Brazil’s congress approved a decree to put the military in charge of Rio de Janeiro’s security forces on Tuesday as soldiers and police spread out throughout in the city to combat rising crime. (Pixabay photo)

SAO PAULO — Brazil’s congress approved a decree to put the military in charge of Rio de Janeiro’s security forces on Tuesday as soldiers and police spread out throughout in the city to combat rising crime.

The military officially took over Rio’s police on Friday, but the presidential decree still needed congressional approval. Brazil’s lower house approved the measure early Tuesday and the Senate closed the matter shortly before midnight.

Details of the plan are still to be announced, though, generating doubts even among supporters of the move.

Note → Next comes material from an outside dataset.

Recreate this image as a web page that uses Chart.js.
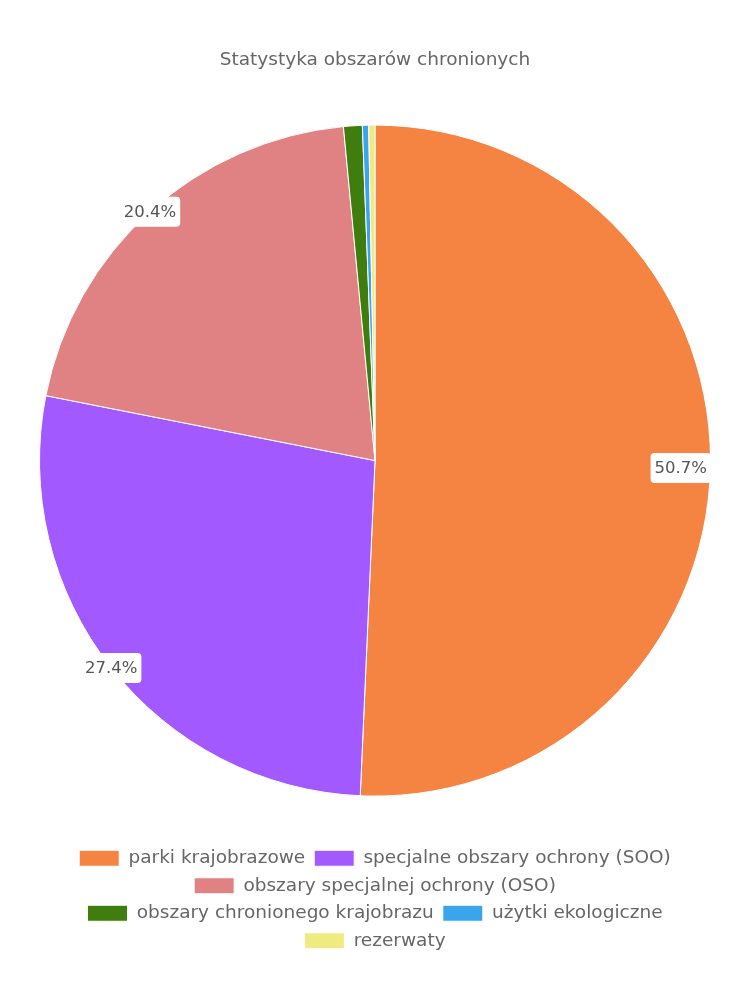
<!DOCTYPE html>
<html>
<head>
<meta charset="utf-8">
<script src="https://cdn.jsdelivr.net/npm/chart.js@4"></script>
<style>
  body { margin: 0; background: #fff; }
  #wrap { width: 750px; height: 1000px; }
</style>
</head>
<body>
<div id="wrap"><canvas id="myChart"></canvas></div>
<script>
const labels = ['parki krajobrazowe', 'specjalne obszary ochrony (SOO)', 'obszary specjalnej ochrony (OSO)', 'obszary chronionego krajobrazu', 'użytki ekologiczne', 'rezerwaty'];
const values = [50.7, 27.4, 20.4, 0.9, 0.3, 0.3];
const colors = ['#F58442', '#A259FF', '#E08283', '#3E7D0E', '#3AA5ED', '#F0EB80'];

const fontFamily = '"DejaVu Sans", sans-serif';

const edgeLabels = {
    id: 'edgeLabels',
    afterDatasetsDraw(chart) {
        const c = chart.ctx;
        const area = chart.chartArea;
        const meta = chart.getDatasetMeta(0);
        const total = values.reduce((a, b) => a + b, 0);
        c.save();
        c.font = '16.5px ' + fontFamily;
        c.textAlign = 'center';
        c.textBaseline = 'middle';
        meta.data.forEach((arc, i) => {
            const pct = values[i] / total * 100;
            if (pct < 5) return;
            const p = arc.getProps(['x', 'y', 'startAngle', 'endAngle', 'outerRadius'], true);
            const mid = (p.startAngle + p.endAngle) / 2;
            const txt = pct.toFixed(1) + '%';
            const w = c.measureText(txt).width + 8;
            const h = 30;
            let x = p.x + Math.cos(mid) * p.outerRadius;
            let y = p.y + Math.sin(mid) * p.outerRadius;
            x = Math.min(Math.max(x, area.left + w / 2), area.right - w / 2);
            y = Math.min(Math.max(y, area.top + h / 2), area.bottom - h / 2);
            c.fillStyle = '#fff';
            c.beginPath();
            c.roundRect(x - w / 2, y - h / 2, w, h, 4);
            c.fill();
            c.fillStyle = '#555';
            c.fillText(txt, x, y + 1);
        });
        c.restore();
    }
};

new Chart(document.getElementById('myChart'), {
    type: 'pie',
    data: {
        labels: labels,
        datasets: [{
            data: values,
            backgroundColor: colors,
            borderColor: '#fff',
            borderWidth: 1
        }]
    },
    options: {
        responsive: true,
        maintainAspectRatio: false,
        animation: false,
        layout: { padding: { top: 0, bottom: 40, left: 39, right: 39 } },
        plugins: {
            title: {
                display: true,
                text: 'Statystyka obszarów chronionych',
                color: '#666',
                font: { family: fontFamily, size: 18.5, weight: 'normal' },
                padding: { top: 49, bottom: 10 }
            },
            legend: {
                position: 'bottom',
                labels: {
                    color: '#666',
                    font: { family: fontFamily, size: 18.5 },
                    boxWidth: 40,
                    boxHeight: 16,
                    padding: 9
                }
            },
            tooltip: { enabled: false }
        }
    },
    plugins: [edgeLabels]
});
</script>
</body>
</html>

Overnight, the armed forces and police spread out in Rio in the first major operation since the change in command. They took up positions on major roads that connect Rio with the rest of the country in an effort to prevent drugs, illegal arms and stolen goods from entering the city, said Col. Roberto Itamar, a military spokesman. Around 3,000 members of the armed forces were involved.

Armoured vehicles rolled through the streets of one neighbourhood on Guanabara Bay on Tuesday, while boats patrolled the waters. Soldiers and police set up checkpoints and searched everyone leaving or entering during the morning commute.

By Tuesday evening, 11 people had been detained and six guns, six grenades and a large quantity of drugs had been seized, the state security department said.

The operation was planned before the new military commander took over, and he has yet to lay out his plan for tackling the wave of violence in Rio. But Itamar said the military intervention would go beyond the mere use of soldiers in the streets.

“The population will see an improvement in the actions of the institutions that are constitutionally responsible for public security in Rio de Janeiro,” he said in an interview with The Associated Press.

Security in Rio has been deteriorating for at least two years as the state experiences a deep fiscal crisis. Rio’s governor, Luiz Fernando Pezao, said a stronger economy would be crucial to combatting crime in Rio.

“We will only win the security war with formal sector jobs,” he said Tuesday.

The decree has caused unease in Brazil, where many still remember the 1964-1985 military regime, and has raised concerns that the heavy-handed tactics that police have used in the past will increase.